#### [SOURCE MATERIAL]

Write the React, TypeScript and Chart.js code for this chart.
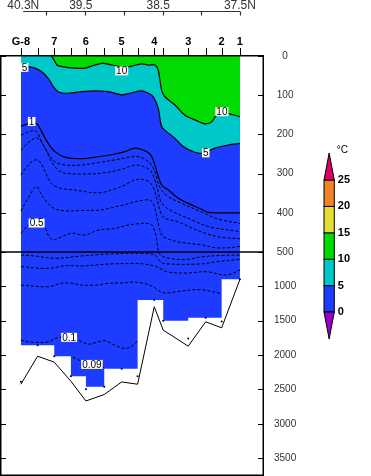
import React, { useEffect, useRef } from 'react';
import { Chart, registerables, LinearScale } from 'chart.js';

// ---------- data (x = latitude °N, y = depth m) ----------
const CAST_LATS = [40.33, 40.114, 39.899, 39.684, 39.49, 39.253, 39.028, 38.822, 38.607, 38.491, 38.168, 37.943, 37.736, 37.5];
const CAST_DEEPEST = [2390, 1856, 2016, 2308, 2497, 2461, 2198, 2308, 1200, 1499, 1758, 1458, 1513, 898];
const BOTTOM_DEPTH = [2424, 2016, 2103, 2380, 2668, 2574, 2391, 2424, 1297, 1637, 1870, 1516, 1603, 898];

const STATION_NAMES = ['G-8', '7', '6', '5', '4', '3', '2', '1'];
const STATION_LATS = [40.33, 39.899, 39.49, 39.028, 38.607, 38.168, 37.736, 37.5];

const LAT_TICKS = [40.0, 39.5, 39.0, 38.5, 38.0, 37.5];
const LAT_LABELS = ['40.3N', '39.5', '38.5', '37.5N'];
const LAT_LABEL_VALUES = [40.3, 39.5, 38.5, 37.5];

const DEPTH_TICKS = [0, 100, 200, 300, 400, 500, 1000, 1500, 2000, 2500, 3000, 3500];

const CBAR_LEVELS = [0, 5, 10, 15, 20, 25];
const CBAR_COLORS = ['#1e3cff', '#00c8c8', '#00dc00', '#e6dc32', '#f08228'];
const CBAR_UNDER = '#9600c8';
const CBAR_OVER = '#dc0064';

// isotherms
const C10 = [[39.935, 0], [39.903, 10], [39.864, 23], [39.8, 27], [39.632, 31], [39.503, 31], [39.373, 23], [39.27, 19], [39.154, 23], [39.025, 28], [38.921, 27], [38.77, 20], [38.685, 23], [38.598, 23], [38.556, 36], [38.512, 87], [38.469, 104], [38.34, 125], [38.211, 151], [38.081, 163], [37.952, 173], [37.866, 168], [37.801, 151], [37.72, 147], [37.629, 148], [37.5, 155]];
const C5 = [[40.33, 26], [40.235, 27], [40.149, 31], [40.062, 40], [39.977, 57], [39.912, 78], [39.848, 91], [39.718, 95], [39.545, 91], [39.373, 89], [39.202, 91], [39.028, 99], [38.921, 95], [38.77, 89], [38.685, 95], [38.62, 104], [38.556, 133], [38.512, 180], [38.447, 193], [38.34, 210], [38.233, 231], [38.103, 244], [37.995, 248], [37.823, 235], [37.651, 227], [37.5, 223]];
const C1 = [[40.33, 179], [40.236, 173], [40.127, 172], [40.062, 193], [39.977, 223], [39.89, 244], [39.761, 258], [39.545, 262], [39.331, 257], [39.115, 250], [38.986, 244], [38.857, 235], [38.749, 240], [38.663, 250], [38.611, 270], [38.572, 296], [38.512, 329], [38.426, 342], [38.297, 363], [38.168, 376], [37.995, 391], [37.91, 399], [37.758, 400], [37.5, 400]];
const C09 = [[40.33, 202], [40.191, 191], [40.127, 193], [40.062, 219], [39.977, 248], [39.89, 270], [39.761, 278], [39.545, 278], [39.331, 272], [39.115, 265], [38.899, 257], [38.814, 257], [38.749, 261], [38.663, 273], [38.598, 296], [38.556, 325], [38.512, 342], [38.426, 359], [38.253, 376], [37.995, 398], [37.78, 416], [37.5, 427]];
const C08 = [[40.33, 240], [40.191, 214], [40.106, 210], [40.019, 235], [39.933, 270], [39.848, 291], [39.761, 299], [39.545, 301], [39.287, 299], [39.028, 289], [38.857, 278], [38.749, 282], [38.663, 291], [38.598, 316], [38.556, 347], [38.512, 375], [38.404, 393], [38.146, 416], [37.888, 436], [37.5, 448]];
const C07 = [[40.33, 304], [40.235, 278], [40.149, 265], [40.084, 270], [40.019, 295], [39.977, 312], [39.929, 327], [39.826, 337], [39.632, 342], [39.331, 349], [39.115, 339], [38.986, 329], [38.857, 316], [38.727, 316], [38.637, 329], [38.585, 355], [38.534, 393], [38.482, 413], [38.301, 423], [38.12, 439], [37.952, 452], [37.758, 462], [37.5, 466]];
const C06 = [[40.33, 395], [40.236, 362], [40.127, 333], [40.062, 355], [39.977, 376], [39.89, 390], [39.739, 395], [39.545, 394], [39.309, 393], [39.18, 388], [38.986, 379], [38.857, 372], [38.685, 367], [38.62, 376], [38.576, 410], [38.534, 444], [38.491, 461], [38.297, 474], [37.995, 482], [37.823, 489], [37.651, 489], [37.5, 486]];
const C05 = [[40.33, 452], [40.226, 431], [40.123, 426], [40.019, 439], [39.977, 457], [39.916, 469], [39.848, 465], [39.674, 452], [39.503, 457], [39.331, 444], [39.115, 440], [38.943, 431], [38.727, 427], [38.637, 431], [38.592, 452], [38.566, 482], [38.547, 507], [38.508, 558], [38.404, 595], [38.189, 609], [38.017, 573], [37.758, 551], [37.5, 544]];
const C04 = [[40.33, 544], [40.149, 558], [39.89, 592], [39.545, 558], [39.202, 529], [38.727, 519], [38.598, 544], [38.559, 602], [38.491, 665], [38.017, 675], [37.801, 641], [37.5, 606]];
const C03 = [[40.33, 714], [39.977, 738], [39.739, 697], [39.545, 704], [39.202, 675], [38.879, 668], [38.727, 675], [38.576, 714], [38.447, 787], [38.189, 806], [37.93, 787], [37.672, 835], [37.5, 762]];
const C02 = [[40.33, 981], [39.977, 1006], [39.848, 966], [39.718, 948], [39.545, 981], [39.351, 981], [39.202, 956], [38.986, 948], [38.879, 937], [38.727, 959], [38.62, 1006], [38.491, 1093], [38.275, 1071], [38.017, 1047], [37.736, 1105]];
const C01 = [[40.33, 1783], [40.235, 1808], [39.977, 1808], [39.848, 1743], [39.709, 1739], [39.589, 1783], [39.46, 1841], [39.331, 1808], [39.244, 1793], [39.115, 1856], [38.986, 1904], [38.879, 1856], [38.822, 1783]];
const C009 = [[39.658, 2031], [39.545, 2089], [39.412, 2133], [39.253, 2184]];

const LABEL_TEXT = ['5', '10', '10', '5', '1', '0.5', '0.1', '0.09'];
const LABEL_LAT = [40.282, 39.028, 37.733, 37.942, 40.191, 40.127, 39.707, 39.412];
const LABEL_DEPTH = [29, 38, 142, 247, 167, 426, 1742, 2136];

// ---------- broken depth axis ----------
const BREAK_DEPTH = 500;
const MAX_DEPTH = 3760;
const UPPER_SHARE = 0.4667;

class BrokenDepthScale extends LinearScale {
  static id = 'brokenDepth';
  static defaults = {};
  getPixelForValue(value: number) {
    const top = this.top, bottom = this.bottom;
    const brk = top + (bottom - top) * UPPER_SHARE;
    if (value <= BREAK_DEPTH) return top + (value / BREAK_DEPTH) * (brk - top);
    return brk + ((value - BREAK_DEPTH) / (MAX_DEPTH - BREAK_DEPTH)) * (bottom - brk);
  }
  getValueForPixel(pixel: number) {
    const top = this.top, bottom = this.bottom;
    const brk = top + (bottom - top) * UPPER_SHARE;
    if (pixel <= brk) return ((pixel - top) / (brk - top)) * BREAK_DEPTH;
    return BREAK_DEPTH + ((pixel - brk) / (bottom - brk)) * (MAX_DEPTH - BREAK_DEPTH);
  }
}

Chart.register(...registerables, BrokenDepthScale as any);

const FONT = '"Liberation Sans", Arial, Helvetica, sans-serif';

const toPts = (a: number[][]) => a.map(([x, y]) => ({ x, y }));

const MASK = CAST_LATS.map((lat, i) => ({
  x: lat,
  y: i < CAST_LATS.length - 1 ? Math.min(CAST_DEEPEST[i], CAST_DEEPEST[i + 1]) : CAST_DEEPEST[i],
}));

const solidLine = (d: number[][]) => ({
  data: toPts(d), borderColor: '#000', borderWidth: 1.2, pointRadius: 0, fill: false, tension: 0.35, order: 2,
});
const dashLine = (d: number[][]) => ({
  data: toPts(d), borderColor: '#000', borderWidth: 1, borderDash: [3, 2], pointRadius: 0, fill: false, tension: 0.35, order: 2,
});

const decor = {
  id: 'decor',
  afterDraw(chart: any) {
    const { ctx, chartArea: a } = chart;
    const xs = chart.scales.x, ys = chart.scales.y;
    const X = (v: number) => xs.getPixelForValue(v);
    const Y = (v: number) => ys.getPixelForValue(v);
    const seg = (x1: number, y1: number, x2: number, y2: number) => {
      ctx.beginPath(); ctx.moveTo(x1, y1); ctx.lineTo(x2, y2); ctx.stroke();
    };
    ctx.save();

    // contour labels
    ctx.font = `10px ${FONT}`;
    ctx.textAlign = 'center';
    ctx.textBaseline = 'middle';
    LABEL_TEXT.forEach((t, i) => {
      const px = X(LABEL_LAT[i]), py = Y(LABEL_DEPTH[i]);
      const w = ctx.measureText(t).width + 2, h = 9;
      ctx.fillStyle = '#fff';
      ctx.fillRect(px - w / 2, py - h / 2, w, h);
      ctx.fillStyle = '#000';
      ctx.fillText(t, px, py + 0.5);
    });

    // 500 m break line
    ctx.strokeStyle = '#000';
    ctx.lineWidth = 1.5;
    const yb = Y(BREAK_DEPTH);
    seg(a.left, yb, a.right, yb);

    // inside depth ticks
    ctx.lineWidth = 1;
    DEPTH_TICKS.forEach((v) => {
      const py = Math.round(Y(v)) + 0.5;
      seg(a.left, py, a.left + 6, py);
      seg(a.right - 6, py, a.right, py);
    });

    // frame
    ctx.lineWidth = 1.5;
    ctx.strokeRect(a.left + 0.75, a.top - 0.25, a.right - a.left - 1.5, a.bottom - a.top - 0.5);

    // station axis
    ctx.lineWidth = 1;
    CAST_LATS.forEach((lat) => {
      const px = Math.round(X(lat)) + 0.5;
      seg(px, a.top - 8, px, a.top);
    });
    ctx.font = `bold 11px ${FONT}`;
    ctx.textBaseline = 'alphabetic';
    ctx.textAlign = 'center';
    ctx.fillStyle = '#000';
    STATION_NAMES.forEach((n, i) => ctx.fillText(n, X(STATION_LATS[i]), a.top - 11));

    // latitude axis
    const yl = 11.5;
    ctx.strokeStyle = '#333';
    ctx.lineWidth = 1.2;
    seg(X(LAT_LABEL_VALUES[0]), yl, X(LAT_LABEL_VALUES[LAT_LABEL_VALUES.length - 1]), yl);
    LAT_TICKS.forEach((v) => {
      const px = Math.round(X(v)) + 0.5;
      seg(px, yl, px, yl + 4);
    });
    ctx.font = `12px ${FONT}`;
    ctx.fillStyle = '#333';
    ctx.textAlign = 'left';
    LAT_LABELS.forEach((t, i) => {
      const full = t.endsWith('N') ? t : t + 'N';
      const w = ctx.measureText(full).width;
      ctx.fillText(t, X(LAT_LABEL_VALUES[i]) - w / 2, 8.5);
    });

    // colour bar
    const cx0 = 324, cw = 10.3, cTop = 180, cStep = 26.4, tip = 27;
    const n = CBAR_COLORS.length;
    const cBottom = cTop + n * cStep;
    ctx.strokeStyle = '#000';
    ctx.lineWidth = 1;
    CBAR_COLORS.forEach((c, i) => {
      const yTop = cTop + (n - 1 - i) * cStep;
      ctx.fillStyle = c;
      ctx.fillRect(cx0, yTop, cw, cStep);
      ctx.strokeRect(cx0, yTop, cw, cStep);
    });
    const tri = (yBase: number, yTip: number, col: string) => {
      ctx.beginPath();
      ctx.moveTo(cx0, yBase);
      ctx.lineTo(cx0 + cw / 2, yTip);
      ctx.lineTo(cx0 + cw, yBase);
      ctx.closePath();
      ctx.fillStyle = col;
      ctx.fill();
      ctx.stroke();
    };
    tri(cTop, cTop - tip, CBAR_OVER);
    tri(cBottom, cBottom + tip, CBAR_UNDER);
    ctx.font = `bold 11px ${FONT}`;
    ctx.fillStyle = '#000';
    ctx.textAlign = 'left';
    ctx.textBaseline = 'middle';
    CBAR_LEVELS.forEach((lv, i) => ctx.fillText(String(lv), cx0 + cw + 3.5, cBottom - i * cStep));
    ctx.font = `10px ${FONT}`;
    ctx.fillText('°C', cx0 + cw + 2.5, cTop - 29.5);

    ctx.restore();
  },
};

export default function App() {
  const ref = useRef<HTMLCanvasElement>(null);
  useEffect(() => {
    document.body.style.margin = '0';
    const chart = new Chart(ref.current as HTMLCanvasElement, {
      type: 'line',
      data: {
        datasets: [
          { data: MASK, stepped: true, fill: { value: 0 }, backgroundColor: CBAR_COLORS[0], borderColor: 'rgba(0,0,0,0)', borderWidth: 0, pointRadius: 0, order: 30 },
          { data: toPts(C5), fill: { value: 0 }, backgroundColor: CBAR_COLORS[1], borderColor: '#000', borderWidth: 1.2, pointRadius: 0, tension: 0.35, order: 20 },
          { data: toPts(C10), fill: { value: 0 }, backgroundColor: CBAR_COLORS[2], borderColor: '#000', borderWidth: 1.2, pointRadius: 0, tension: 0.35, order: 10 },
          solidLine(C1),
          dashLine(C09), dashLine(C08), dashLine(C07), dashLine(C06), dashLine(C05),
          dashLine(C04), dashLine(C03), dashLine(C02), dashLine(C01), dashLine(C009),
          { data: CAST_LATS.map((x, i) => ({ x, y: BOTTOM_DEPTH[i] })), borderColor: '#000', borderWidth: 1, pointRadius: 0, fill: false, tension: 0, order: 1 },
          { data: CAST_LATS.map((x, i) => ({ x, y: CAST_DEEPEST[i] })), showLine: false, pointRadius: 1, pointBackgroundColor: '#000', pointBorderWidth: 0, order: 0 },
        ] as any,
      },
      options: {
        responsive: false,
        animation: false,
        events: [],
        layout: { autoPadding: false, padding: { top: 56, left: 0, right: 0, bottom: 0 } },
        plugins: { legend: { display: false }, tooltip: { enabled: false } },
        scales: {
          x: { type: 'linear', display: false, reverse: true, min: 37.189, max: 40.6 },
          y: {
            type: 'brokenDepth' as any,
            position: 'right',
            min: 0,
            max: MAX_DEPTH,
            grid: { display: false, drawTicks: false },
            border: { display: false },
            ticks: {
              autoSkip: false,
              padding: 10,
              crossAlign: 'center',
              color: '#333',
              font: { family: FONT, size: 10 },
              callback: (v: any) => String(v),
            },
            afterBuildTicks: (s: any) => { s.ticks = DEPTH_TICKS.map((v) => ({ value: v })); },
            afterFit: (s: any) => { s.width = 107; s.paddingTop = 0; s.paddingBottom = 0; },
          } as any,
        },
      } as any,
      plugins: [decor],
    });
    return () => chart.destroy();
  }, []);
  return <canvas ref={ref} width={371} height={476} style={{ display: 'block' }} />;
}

#### [EXERCISE INSTRUCTIONS]
Give back exactly the lines from the first line of the data through the line with "Chart, registerables, LinearScale", pictures excluded.

#### [SOLUTION FOR THIS PROBLEM]
Write the React, TypeScript and Chart.js code for this chart.
import React, { useEffect, useRef } from 'react';
import { Chart, registerables, LinearScale } from 'chart.js';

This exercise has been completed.